Engagierte Bürger braucht das Land
W● ie geht es weiter mit der Demokratie? Oft sind dieser Tage pessimistische Antworten auf die Frage zu hören. Auf der Bodenseeinsel Mainau waren die Töne deutlich optimistischer. Dort haben sich kürzlich zum vierten Mal Bürgermeister, Vertreter von Unternehmen und Kommunen und andere Interessierte aus BadenWürttemberg und der internationalen Bodenseeregion zum „Nachhaltigkeitsdialog“getroffen. Diesmal war die Bürgerbeteiligung das Thema – und welche Rolle sie haben kann auf dem Weg in eine nachhaltige Gesellschaft. Die Tagung bot drei zentrale Erkenntnisse.
Erstens: Bürgerbeteiligung wird wirksamer – und verändert sich. Vom Untertan zum Aktivbürger, so fasste Jan-Hendrik Kamlage zusammen, wie sich die Bürgerbeteiligung in Deutschland in den vergangenen Jahrzehnten verstärkt hat. Kamlage, der an der Universität Essen zur Partizipationskultur forscht, sagte in seinem Vortrag: Engagierte Bürger haben in Deutschland die gesellschaftliche Entwicklung entscheidend mitgeprägt – was unter anderem zur Energiewende geführt habe. Die Art der Bürgerbeteiligung verändert sich laut Kamlage derzeit deutlich – und immer mehr Menschen, nach Kamlages Zahlen acht von zehn Deutschen, wünschen sich mehr Beteiligung.
Hohe Bereitschaft zum Ehrenamt
Wie die in Zukunft aussehen kann? Kamlage erscheint „dialogorientierte Beteiligung“besonders vielversprechend: Formate wie „21st Century Townhall Meetings“, technisch unterstützte Bürgerversammlungen, bei denen in Gruppen diskutiert und dann zusammen über die Ergebnisse der einzelnen Gruppen abgestimmt wird.
Zweitens: Viele Bürger wollen sich engagieren – aber manche Bevölkerungsgruppen sind wenig präsent. Die gute Nachricht zuerst: Immer mehr Bürger in Deutschland engagieren sich ehrenamtlich. Wie vielfältig das Engagement ist, darüber sprach auf der Mainau Heike Walk, Professorin an der Hochschule für nachhaltige Entwicklung im brandenburgischen Eberswalde. Walk verwies auf die Entwicklung des alle fünf Jahre veröffentlichten Freiwilligensurvey in Deutschland: 44,3 Prozent der Menschen im Land sind nach dem 2014 veröffentlichten Survey ehrenamtlich tätig, 1999 waren es nur 35,3 Prozent. Engagement hängt aber stark vom Bildungsgrad ab: Mehr als die Hälfte der Menschen mit hoher Bildung engagiert sich, bei Menschen mit niedriger Bildung ist es weniger als ein Drittel. Wie man dem entgegenwirkt? Walk schlägt vor, dass Schulen ehrenamtliches Engagement stärker würdigen – und Schüler etwa nach Möglichkeit für ihre freiwillige Tätigkeit freistellen.

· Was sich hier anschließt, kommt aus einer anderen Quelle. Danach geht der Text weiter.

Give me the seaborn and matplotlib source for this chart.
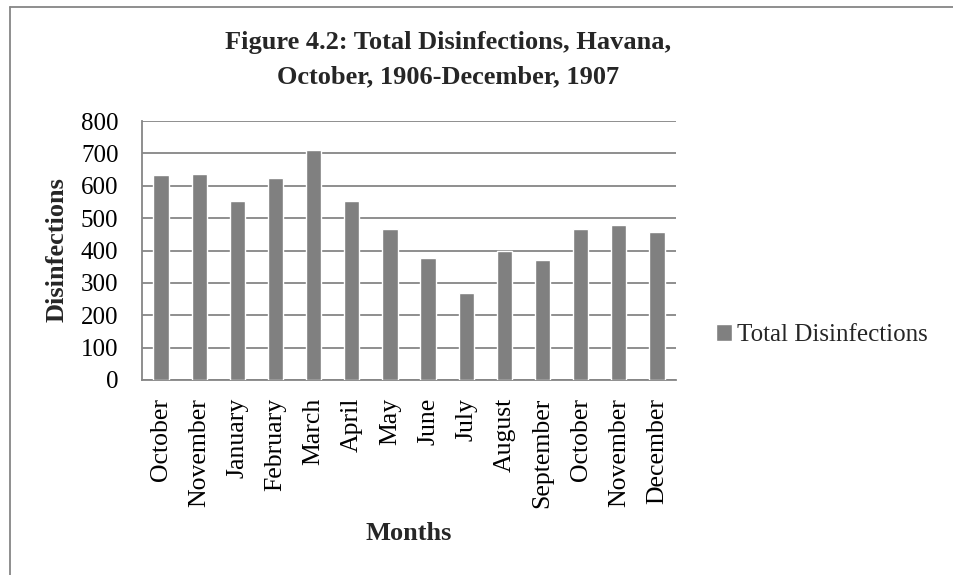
import numpy as np
import pandas as pd
import matplotlib
matplotlib.use("Agg")
import matplotlib.pyplot as plt
import seaborn as sns
from matplotlib.lines import Line2D
from matplotlib.ticker import FixedLocator

months = ["October", "November", "January", "February", "March", "April", "May",
          "June", "July", "August", "September", "October", "November", "December"]
years = [1906, 1906, 1907, 1907, 1907, 1907, 1907,
         1907, 1907, 1907, 1907, 1907, 1907, 1907]
disinfections = [632, 637, 552, 625, 710, 552, 467, 377, 268, 400, 371, 467, 479, 456]
yticks = [0, 100, 200, 300, 400, 500, 600, 700, 800]
series_name = "Total Disinfections"
title_lines = ["Figure 4.2: Total Disinfections, Havana,", "October, 1906-December, 1907"]

df = pd.DataFrame({
    "key": [f"{m} {y}" for m, y in zip(months, years)],
    series_name: disinfections,
})

sns.set_theme(style="white")
plt.rcParams["font.family"] = ["Liberation Serif", "DejaVu Serif"]

GRID = "#868686"
W, H = 954, 575
fig = plt.figure(figsize=(9.54, 5.75), dpi=100)
ax = fig.add_axes([142 / W, 1 - 380 / H, 534 / W, 259 / H])

sns.barplot(data=df, x="key", y=series_name, color="#808080",
            saturation=1, width=0.4, ax=ax, label=series_name, zorder=3)

ax.set_ylim(0, 800)
ax.set_xlim(-0.5, len(months) - 0.5)
ax.set_yticks(yticks)
ax.set_yticklabels([str(t) for t in yticks], fontsize=18)
ax.set_xticks(range(len(months)))
ax.set_xticklabels(months, rotation=90, fontsize=18.5)
ax.xaxis.set_minor_locator(FixedLocator(np.arange(-0.5, len(months), 1.0)))
ax.tick_params(axis="x", which="major", length=0, pad=13, colors="black")
ax.tick_params(axis="x", which="minor", length=5, width=1.2, color=GRID, direction="out")
ax.tick_params(axis="y", which="major", length=5, width=1.2, color=GRID,
               direction="out", pad=12, labelcolor="black")
ax.yaxis.grid(True, color=GRID, linewidth=1.3, zorder=0)
ax.set_axisbelow(True)
for s in ["top", "right"]:
    ax.spines[s].set_visible(False)
for s in ["left", "bottom"]:
    ax.spines[s].set_color(GRID)
    ax.spines[s].set_linewidth(1.3)
ax.set_xlabel("")
ax.set_ylabel("")

handles, labels = ax.get_legend_handles_labels()
fig.legend(handles, labels, loc="center left", bbox_to_anchor=(716 / W, 1 - 335 / H),
           frameon=False, fontsize=18, handlelength=0.64, handleheight=0.64,
           handletextpad=0.2, borderpad=0, borderaxespad=0)
if ax.get_legend() is not None:
    ax.get_legend().remove()

fig.text(448 / W, 1 - 43 / H, title_lines[0], ha="center", va="center",
         fontsize=19, fontweight="bold")
fig.text(448 / W, 1 - 77 / H, title_lines[1], ha="center", va="center",
         fontsize=19, fontweight="bold")
fig.text(57 / W, 1 - 250 / H, "Disinfections", rotation=90, ha="center", va="center",
         fontsize=19, fontweight="bold")
fig.text(409 / W, 1 - 540 / H, "Months", ha="center", va="baseline",
         fontsize=19, fontweight="bold")

# chart frame (top and left edges visible in the cropped reference)
fig.add_artist(Line2D([10.5 / W, 10.5 / W], [0, 1 - 7 / H], transform=fig.transFigure,
                      color=GRID, linewidth=1.3))
fig.add_artist(Line2D([10.5 / W, 1], [1 - 7 / H, 1 - 7 / H], transform=fig.transFigure,
                      color=GRID, linewidth=1.3))

fig.savefig("out.png", dpi=100)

Drittens: Die baden-württembergische Landesregierung verspricht, weiter stark auf Bürgerbeteiligung zu setzen. Seit der Grüne Winfried Kretschmann 2011 Ministerpräsident wurde, haben die von ihm geführten Regierungen betont, den Bürgern besser zuhören zu wollen. Auf der Mainau versprach Franz Untersteller (Grüne), seit Kretschmanns Amtsantritt Umweltminister, daran festhalten zu wollen. Fester Bestandteil der grün-schwarzen Bürgerbeteiligung sind „Zufallsbürger“– nach statistischen Kriterien ausgewählte Bürger, die für bestimmte Gruppen stehen – um gerade jene Menschen in den Dialog einzubeziehen, die sich tendenziell nicht so stark engagieren.